Trujillo: Ciclista de 12 años muere atropellado en la Panamericana Norte (Facebook)
Trujillo: Ciclista de 12 años muere atropellado en la Panamericana Norte (Facebook)

Yo no conocí a Lance. No supe quién era ni qué hacía. No sabía que tenía doce años. Nunca había escuchado de él. No tenía idea de que era campeón de ciclismo. No sabía dónde vivía ni que era del norte. No conocía su casa ni me había contado sus ilusiones. Era para mí un desconocido. Sin embargo, su muerte me ha dolido como si fuera alguien muy querido, alguien tremendamente amado. ¿Cómo sentir tanta pena por la pérdida de un extraño?

Lance representa el resultado de la ciudad que no queremos –¡maldito sea el momento en que le tocó representarla!–. La ciudad que nos mata. La ciudad a la que no le importamos. El desprecio a nuestras vidas, nuestras ilusiones y nuestros planes. La ciudad que nos enfrenta, que nos divide. Que contrapone a ciclistas con conductores y a ambos con peatones. Ciudades que no nos cuidan, ciudades que no nos quieren. ¿Cómo así sentirnos orgullosos del lugar donde vivimos si ni siquiera nos respeta?

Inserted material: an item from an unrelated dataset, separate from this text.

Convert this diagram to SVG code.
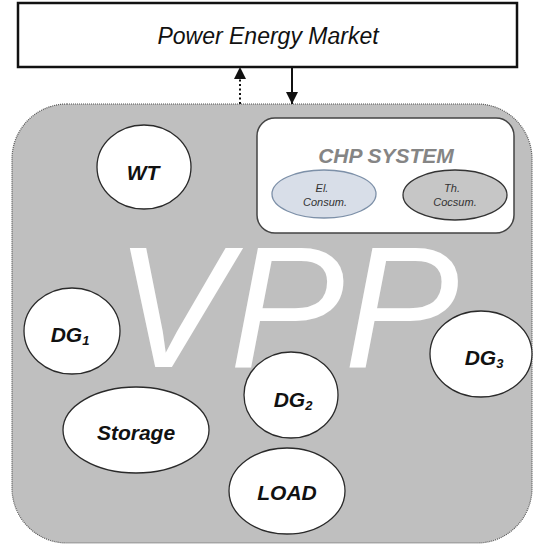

Lance representa a mis dos hijos. A quienes criamos y educamos bajo los valores y principios en los que creemos. Al igual que el papá de Lance, nosotros les ofrecemos la ciudad que creemos posible. La ciudad que soñamos. Y es que cada día cuando se ponen el casco y salen a pedalear sé que salimos a enfrentarnos a la ciudad, a hacernos respetar, a hacernos visibles, a demostrar que importamos.

Sé también, por supuesto, que el riesgo es grande, tan definitivo y aterrador como el que nunca quisieron vivir los papás de Lance. Tan terrible que no se puede comprender. Tan injusto que provoca destruirlo todo. Tan oscuro que cuestionas todo lo que piensas, todo por lo que te esfuerzas, todo por lo que trabajas.

Cada vez que el riesgo se vuelve tangible. Cada vez que escucho sobre otro niño o niña que muere atropellado, sobre otra persona que se nos pierde en un incidente de tránsito. Cada vez que un auto pasa demasiado cerca y el aire de su velocidad hace que mi pelo revolotee. Cada vez que se me hace un nudo la garganta pienso si es justo que arrastremos a nuestros niños en nuestros sueños de una mejor ciudad.

Quizá algún día, más pronto que tarde, podremos dejar de temer por ellos. Podremos pensar que harán de sus vidas lo que quieran y que el lugar donde viven los acogerá para lograrlo.

Quizá algún día, Lima y Amadeo, mis hijos, podrán enseñar a sus hijos a montar una bicicleta sin sentir el horror del miedo que nos da a nosotros la posibilidad de perderlos. Quizá puedan darles un beso de despedida cada día sin temer que sus días se acaben pues saben que volverán con vida.